*STATED TASK*
Output each line exactly as it appears, skipping any embedded picture.
# # #
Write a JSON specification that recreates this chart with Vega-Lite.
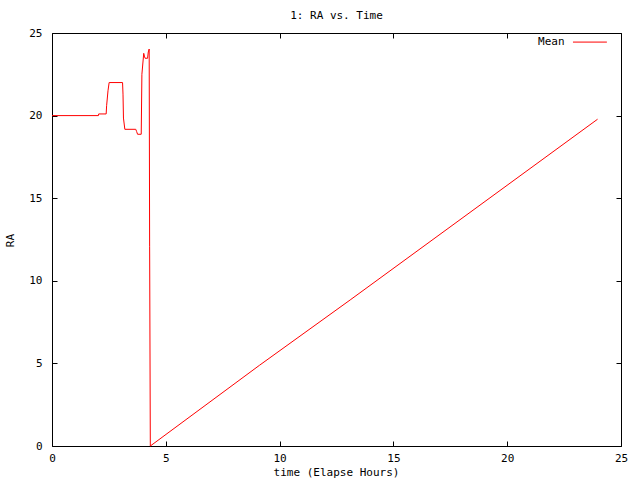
{
  "$schema": "https://vega.github.io/schema/vega-lite/v6.json",
  "background": "white",
  "autosize": "none",
  "padding": {"left": 52, "top": 33, "right": 19, "bottom": 34},
  "width": 569,
  "height": 413,
  "title": {
    "text": "1: RA vs. Time",
    "font": "DejaVu Sans Mono",
    "fontSize": 11,
    "fontWeight": "normal",
    "color": "black",
    "anchor": "middle",
    "offset": 6
  },
  "config": {
    "view": {"stroke": "black", "strokeWidth": 1},
    "axis": {
      "grid": false,
      "domain": false,
      "ticks": true,
      "tickColor": "black",
      "tickWidth": 1,
      "tickSize": 5,
      "offset": -5,
      "labelFlush": false,
      "labelFont": "DejaVu Sans Mono",
      "labelFontSize": 11,
      "labelColor": "black",
      "titleFont": "DejaVu Sans Mono",
      "titleFontSize": 11,
      "titleFontWeight": "normal",
      "titleColor": "black"
    }
  },
  "resolve": {"axis": {"x": "independent", "y": "independent"}},
  "layer": [
    {
      "data": {
        "values": [
          {"time": 0, "RA": 20},
          {"time": 2.04, "RA": 20},
          {"time": 2.05, "RA": 20.1},
          {"time": 2.38, "RA": 20.1},
          {"time": 2.4, "RA": 20.6},
          {"time": 2.46, "RA": 21.5},
          {"time": 2.51, "RA": 22.0},
          {"time": 3.1, "RA": 22.0},
          {"time": 3.12, "RA": 21.3},
          {"time": 3.14, "RA": 19.85},
          {"time": 3.2, "RA": 19.17},
          {"time": 3.68, "RA": 19.17},
          {"time": 3.72, "RA": 19.03},
          {"time": 3.76, "RA": 18.87},
          {"time": 3.92, "RA": 18.87},
          {"time": 3.95, "RA": 22.5},
          {"time": 4.03, "RA": 23.77},
          {"time": 4.06, "RA": 23.6},
          {"time": 4.09, "RA": 23.47},
          {"time": 4.2, "RA": 23.47},
          {"time": 4.23, "RA": 23.85},
          {"time": 4.27, "RA": 24.03},
          {"time": 4.29, "RA": 12.06},
          {"time": 4.32, "RA": 0},
          {"time": 9.11, "RA": 4.88},
          {"time": 13.1, "RA": 8.84},
          {"time": 23.97, "RA": 19.78}
        ]
      },
      "mark": {"type": "line", "color": "red", "strokeWidth": 1, "interpolate": "linear"},
      "encoding": {
        "x": {
          "field": "time",
          "type": "quantitative",
          "scale": {"domain": [0, 25], "nice": false, "zero": false},
          "axis": {
            "orient": "bottom",
            "values": [0, 5, 10, 15, 20, 25],
            "labelPadding": 6,
            "title": "time (Elapse Hours)",
            "titleX": 284,
            "titleY": 31,
            "titleBaseline": "middle",
            "titleAnchor": "middle"
          }
        },
        "y": {
          "field": "RA",
          "type": "quantitative",
          "scale": {"domain": [0, 25], "nice": false, "zero": false},
          "axis": {
            "orient": "left",
            "values": [0, 5, 10, 15, 20, 25],
            "labelPadding": 10,
            "title": "RA",
            "titleX": -47,
            "titleY": 207,
            "titleAngle": -90,
            "titleBaseline": "middle",
            "titleAlign": "center"
          }
        },
        "order": {"field": "time"}
      }
    },
    {
      "data": {"values": [{}]},
      "mark": {"type": "rule", "color": "red", "strokeWidth": 1},
      "encoding": {
        "x": {
          "datum": 22.89,
          "type": "quantitative",
          "axis": {"orient": "top", "values": [0, 5, 10, 15, 20, 25], "labels": false, "title": null}
        },
        "x2": {"datum": 24.38},
        "y": {
          "datum": 24.45,
          "type": "quantitative",
          "axis": {"orient": "right", "values": [0, 5, 10, 15, 20, 25], "labels": false, "title": null}
        }
      }
    },
    {
      "data": {"values": [{}]},
      "mark": {
        "type": "text",
        "text": "Mean",
        "align": "right",
        "baseline": "middle",
        "font": "DejaVu Sans Mono",
        "fontSize": 11,
        "color": "black"
      },
      "encoding": {
        "x": {"datum": 22.52, "type": "quantitative", "axis": null},
        "y": {"datum": 24.45, "type": "quantitative", "axis": null}
      }
    }
  ]
}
# # #
*RESULT*
Write a JSON specification that recreates this chart with Vega-Lite.
{
  "$schema": "https://vega.github.io/schema/vega-lite/v6.json",
  "background": "white",
  "autosize": "none",
  "padding": {"left": 52, "top": 33, "right": 19, "bottom": 34},
  "width": 569,
  "height": 413,
  "title": {
    "text": "1: RA vs. Time",
    "font": "DejaVu Sans Mono",
    "fontSize": 11,
    "fontWeight": "normal",
    "color": "black",
    "anchor": "middle",
    "offset": 6
  },
  "config": {
    "view": {"stroke": "black", "strokeWidth": 1},
    "axis": {
      "grid": false,
      "domain": false,
      "ticks": true,
      "tickColor": "black",
      "tickWidth": 1,
      "tickSize": 5,
      "offset": -5,
      "labelFlush": false,
      "labelFont": "DejaVu Sans Mono",
      "labelFontSize": 11,
      "labelColor": "black",
      "titleFont": "DejaVu Sans Mono",
      "titleFontSize": 11,
      "titleFontWeight": "normal",
      "titleColor": "black"
    }
  },
  "resolve": {"axis": {"x": "independent", "y": "independent"}},
  "layer": [
    {
      "data": {
        "values": [
          {"time": 0, "RA": 20},
          {"time": 2.04, "RA": 20},
          {"time": 2.05, "RA": 20.1},
          {"time": 2.38, "RA": 20.1},
          {"time": 2.4, "RA": 20.6},
          {"time": 2.46, "RA": 21.5},
          {"time": 2.51, "RA": 22.0},
          {"time": 3.1, "RA": 22.0},
          {"time": 3.12, "RA": 21.3},
          {"time": 3.14, "RA": 19.85},
          {"time": 3.2, "RA": 19.17},
          {"time": 3.68, "RA": 19.17},
          {"time": 3.72, "RA": 19.03},
          {"time": 3.76, "RA": 18.87},
          {"time": 3.92, "RA": 18.87},
          {"time": 3.95, "RA": 22.5},
          {"time": 4.03, "RA": 23.77},
          {"time": 4.06, "RA": 23.6},
          {"time": 4.09, "RA": 23.47},
          {"time": 4.2, "RA": 23.47},
          {"time": 4.23, "RA": 23.85},
          {"time": 4.27, "RA": 24.03},
          {"time": 4.29, "RA": 12.06},
          {"time": 4.32, "RA": 0},
          {"time": 9.11, "RA": 4.88},
          {"time": 13.1, "RA": 8.84},
          {"time": 23.97, "RA": 19.78}
        ]
      },
      "mark": {"type": "line", "color": "red", "strokeWidth": 1, "interpolate": "linear"},
      "encoding": {
        "x": {
          "field": "time",
          "type": "quantitative",
          "scale": {"domain": [0, 25], "nice": false, "zero": false},
          "axis": {
            "orient": "bottom",
            "values": [0, 5, 10, 15, 20, 25],
            "labelPadding": 6,
            "title": "time (Elapse Hours)",
            "titleX": 284,
            "titleY": 31,
            "titleBaseline": "middle",
            "titleAnchor": "middle"
          }
        },
        "y": {
          "field": "RA",
          "type": "quantitative",
          "scale": {"domain": [0, 25], "nice": false, "zero": false},
          "axis": {
            "orient": "left",
            "values": [0, 5, 10, 15, 20, 25],
            "labelPadding": 10,
            "title": "RA",
            "titleX": -47,
            "titleY": 207,
            "titleAngle": -90,
            "titleBaseline": "middle",
            "titleAlign": "center"
          }
        },
        "order": {"field": "time"}
      }
    },
    {
      "data": {"values": [{}]},
      "mark": {"type": "rule", "color": "red", "strokeWidth": 1},
      "encoding": {
        "x": {
          "datum": 22.89,
          "type": "quantitative",
          "axis": {"orient": "top", "values": [0, 5, 10, 15, 20, 25], "labels": false, "title": null}
        },
        "x2": {"datum": 24.38},
        "y": {
          "datum": 24.45,
          "type": "quantitative",
          "axis": {"orient": "right", "values": [0, 5, 10, 15, 20, 25], "labels": false, "title": null}
        }
      }
    },
    {
      "data": {"values": [{}]},
      "mark": {
        "type": "text",
        "text": "Mean",
        "align": "right",
        "baseline": "middle",
        "font": "DejaVu Sans Mono",
        "fontSize": 11,
        "color": "black"
      },
      "encoding": {
        "x": {"datum": 22.52, "type": "quantitative", "axis": null},
        "y": {"datum": 24.45, "type": "quantitative", "axis": null}
      }
    }
  ]
}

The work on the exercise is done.